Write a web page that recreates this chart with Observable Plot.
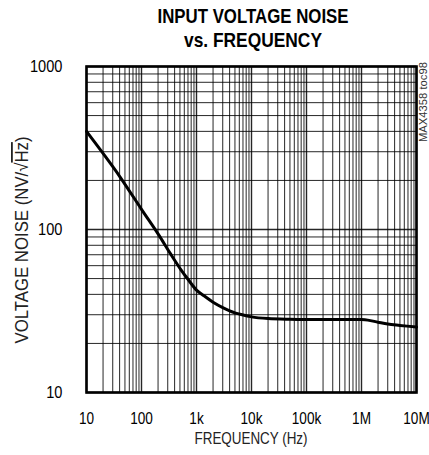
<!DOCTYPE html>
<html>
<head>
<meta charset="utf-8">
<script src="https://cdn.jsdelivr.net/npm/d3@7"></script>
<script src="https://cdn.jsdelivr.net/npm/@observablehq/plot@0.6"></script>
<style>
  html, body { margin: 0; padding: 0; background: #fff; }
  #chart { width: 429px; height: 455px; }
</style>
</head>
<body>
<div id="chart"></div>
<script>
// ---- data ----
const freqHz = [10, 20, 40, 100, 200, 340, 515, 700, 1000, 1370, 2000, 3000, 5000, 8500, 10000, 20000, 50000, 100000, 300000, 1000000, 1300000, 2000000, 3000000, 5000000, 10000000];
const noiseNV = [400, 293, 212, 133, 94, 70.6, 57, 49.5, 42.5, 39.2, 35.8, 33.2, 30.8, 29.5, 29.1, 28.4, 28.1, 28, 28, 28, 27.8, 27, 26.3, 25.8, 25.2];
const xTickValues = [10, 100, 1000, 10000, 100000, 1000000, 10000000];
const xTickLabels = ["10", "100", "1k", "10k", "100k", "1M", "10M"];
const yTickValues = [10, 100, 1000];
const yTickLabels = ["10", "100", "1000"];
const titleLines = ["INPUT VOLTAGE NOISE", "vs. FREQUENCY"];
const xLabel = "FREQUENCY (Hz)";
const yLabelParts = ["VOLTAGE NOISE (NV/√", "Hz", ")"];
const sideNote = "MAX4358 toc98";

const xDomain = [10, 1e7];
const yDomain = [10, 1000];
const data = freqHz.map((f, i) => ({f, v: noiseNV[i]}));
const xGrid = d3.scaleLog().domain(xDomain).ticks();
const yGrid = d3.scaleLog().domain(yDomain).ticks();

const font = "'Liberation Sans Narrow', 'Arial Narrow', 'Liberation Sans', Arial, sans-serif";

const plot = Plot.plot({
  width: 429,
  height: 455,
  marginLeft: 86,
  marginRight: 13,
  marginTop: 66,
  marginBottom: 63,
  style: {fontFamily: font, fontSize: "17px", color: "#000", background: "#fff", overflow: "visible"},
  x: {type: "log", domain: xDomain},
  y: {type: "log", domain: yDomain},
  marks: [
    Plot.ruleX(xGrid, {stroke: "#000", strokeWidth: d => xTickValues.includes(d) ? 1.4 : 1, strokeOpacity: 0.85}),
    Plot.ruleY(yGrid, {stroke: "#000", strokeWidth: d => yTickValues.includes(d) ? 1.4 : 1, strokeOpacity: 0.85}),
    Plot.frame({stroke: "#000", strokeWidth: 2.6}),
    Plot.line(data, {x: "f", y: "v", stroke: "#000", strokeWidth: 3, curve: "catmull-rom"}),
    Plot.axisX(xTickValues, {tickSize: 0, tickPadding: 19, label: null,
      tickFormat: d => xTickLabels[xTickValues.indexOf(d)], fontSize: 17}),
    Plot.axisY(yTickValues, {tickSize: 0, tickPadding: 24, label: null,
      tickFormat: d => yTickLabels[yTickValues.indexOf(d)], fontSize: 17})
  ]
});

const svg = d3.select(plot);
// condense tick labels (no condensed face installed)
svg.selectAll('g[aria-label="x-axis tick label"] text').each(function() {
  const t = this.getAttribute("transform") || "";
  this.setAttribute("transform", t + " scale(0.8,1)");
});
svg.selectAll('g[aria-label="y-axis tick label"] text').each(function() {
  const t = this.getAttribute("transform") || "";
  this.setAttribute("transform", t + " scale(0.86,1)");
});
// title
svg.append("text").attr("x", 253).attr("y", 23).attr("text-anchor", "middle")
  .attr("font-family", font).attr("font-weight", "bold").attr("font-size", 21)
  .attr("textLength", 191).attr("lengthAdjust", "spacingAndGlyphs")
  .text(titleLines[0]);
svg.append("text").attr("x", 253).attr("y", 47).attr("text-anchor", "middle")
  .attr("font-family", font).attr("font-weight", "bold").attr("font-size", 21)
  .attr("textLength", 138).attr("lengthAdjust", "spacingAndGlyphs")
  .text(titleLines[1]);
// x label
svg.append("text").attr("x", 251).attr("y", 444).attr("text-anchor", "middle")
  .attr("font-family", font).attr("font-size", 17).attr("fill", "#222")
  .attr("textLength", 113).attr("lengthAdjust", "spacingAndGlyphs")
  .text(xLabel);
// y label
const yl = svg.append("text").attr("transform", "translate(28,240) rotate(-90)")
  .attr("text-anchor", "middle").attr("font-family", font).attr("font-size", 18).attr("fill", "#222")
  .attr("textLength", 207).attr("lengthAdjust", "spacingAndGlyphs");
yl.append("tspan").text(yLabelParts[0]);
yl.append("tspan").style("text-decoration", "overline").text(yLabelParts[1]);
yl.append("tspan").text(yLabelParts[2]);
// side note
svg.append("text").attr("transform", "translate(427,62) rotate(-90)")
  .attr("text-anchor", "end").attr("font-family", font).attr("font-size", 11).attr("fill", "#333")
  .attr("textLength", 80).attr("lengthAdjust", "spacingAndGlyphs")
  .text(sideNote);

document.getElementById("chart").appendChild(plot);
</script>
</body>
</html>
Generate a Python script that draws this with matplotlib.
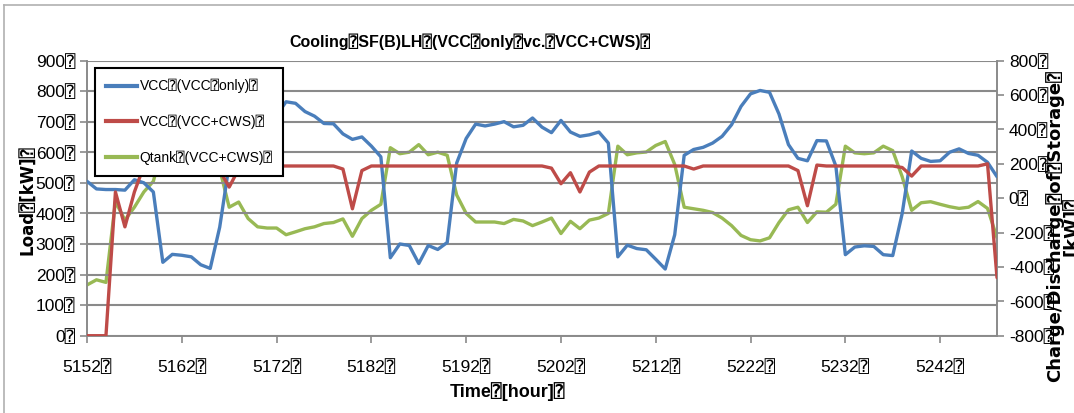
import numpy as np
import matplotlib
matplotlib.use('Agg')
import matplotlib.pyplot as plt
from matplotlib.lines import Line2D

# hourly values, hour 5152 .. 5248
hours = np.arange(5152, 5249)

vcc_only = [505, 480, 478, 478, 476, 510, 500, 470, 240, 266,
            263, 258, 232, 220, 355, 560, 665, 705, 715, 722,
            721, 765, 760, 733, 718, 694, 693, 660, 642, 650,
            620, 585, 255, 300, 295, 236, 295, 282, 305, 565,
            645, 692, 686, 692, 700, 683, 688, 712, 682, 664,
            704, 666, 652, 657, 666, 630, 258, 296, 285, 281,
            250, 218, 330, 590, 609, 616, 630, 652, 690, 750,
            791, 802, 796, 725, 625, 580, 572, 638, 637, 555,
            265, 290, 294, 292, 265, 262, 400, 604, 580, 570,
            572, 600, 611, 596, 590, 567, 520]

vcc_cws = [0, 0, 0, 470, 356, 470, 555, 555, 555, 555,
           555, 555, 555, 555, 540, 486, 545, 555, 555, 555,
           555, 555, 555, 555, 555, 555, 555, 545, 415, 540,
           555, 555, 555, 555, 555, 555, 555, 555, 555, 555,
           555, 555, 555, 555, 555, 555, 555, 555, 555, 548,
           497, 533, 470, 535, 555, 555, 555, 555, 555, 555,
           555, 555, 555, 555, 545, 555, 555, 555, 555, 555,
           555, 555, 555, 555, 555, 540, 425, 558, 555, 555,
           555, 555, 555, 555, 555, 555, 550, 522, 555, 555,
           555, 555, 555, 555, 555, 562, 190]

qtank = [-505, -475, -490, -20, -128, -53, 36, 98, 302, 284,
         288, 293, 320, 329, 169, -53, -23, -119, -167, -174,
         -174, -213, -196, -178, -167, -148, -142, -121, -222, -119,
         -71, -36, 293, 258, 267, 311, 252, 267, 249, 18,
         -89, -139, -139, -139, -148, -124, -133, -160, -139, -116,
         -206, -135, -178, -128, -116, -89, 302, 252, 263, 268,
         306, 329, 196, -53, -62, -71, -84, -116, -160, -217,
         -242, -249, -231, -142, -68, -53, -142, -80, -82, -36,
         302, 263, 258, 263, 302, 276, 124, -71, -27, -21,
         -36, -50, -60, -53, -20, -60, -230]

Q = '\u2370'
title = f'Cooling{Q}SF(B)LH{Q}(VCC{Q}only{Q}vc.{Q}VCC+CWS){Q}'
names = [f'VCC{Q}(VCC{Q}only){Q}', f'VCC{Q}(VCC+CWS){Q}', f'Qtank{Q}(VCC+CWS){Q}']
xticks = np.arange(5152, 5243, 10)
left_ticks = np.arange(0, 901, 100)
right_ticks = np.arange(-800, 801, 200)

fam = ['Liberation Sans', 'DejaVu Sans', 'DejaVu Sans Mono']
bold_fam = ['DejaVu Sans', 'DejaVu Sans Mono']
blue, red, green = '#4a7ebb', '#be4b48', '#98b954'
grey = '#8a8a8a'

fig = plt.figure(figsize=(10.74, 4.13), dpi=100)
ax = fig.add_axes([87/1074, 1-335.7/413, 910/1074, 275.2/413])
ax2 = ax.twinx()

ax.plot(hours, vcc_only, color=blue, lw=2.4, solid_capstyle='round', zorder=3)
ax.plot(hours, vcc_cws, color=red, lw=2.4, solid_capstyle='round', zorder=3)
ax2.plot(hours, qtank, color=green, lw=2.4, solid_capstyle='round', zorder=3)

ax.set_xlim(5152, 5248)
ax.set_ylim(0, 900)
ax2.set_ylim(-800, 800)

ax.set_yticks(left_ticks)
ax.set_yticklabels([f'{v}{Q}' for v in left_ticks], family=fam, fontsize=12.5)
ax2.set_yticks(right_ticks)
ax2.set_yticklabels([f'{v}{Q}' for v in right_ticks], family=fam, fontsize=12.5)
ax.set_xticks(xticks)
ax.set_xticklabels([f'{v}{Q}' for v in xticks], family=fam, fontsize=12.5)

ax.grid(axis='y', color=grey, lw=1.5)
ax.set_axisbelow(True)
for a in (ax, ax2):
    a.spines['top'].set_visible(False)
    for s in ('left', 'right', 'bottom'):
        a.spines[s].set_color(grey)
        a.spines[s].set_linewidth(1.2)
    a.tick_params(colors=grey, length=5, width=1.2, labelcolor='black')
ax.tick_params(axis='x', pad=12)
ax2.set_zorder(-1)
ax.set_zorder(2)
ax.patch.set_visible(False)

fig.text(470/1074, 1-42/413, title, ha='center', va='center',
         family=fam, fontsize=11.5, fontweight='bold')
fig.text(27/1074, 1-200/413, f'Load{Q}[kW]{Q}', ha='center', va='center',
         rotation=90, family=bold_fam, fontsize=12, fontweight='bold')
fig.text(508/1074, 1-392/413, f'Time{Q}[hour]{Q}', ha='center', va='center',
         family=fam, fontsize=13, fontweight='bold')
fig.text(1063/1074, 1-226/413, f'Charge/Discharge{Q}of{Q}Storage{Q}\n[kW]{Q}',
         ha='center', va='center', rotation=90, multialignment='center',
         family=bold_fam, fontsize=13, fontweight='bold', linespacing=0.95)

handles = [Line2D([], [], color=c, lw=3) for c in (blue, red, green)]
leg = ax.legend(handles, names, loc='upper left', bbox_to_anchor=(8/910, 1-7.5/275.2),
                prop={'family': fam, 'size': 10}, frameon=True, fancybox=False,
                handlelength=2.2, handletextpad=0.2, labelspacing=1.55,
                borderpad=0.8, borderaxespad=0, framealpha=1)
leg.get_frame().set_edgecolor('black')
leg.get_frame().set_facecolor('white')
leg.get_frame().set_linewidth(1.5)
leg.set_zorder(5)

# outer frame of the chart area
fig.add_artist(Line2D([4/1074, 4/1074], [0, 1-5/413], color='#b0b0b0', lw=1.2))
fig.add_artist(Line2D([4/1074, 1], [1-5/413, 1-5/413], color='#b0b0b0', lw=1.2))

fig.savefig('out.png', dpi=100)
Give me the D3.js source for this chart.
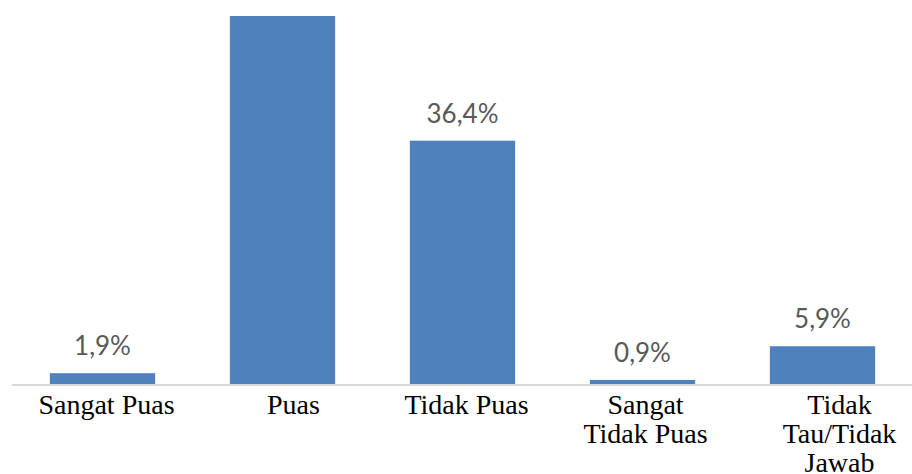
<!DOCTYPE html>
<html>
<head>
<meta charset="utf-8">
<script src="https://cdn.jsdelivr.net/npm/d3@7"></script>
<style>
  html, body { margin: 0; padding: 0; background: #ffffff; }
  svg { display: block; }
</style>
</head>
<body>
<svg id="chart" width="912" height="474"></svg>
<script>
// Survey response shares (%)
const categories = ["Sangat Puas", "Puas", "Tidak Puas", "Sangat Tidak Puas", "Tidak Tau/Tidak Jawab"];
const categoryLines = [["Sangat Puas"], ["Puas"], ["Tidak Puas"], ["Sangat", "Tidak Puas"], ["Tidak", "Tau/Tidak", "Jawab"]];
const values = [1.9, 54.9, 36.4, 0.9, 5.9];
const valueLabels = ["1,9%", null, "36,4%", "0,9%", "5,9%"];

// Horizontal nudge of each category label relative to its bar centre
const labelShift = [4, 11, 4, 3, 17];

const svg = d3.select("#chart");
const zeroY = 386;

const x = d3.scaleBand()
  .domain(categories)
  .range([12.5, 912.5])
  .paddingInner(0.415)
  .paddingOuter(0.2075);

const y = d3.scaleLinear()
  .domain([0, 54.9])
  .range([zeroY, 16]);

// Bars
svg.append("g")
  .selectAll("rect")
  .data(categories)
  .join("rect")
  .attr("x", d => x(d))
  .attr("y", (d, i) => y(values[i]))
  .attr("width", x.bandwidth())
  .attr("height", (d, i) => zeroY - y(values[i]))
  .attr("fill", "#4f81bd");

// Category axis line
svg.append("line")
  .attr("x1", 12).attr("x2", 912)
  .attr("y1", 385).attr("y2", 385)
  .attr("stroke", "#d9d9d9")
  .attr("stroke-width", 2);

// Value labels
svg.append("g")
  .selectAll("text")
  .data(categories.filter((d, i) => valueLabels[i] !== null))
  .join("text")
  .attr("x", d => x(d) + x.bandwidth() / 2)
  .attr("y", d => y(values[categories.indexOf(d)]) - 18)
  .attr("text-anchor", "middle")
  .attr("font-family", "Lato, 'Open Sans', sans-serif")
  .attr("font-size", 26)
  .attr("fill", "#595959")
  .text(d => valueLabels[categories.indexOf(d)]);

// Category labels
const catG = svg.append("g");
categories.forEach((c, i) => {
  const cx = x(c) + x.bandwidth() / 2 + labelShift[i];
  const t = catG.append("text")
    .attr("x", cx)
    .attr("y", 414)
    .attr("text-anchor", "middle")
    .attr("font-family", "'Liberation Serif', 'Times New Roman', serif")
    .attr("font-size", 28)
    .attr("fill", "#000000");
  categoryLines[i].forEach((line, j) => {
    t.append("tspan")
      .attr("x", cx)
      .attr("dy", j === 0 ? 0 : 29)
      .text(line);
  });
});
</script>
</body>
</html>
☆ ☆ ☆ ☆ ☆ ☆ ☆
> _TASK DESCRIPTION_:
Your task is to transcribe exactly the lines starting at the line that contains "Generate a Python" and ending at the line that contains "572, 600, 611, 596, 590, 567, 520]", both included. Leave out the pictures.

> _REPLY TO THE EXERCISE_:
Generate a Python script that draws this with matplotlib.
import numpy as np
import matplotlib
matplotlib.use('Agg')
import matplotlib.pyplot as plt
from matplotlib.lines import Line2D

# hourly values, hour 5152 .. 5248
hours = np.arange(5152, 5249)

vcc_only = [505, 480, 478, 478, 476, 510, 500, 470, 240, 266,
            263, 258, 232, 220, 355, 560, 665, 705, 715, 722,
            721, 765, 760, 733, 718, 694, 693, 660, 642, 650,
            620, 585, 255, 300, 295, 236, 295, 282, 305, 565,
            645, 692, 686, 692, 700, 683, 688, 712, 682, 664,
            704, 666, 652, 657, 666, 630, 258, 296, 285, 281,
            250, 218, 330, 590, 609, 616, 630, 652, 690, 750,
            791, 802, 796, 725, 625, 580, 572, 638, 637, 555,
            265, 290, 294, 292, 265, 262, 400, 604, 580, 570,
            572, 600, 611, 596, 590, 567, 520]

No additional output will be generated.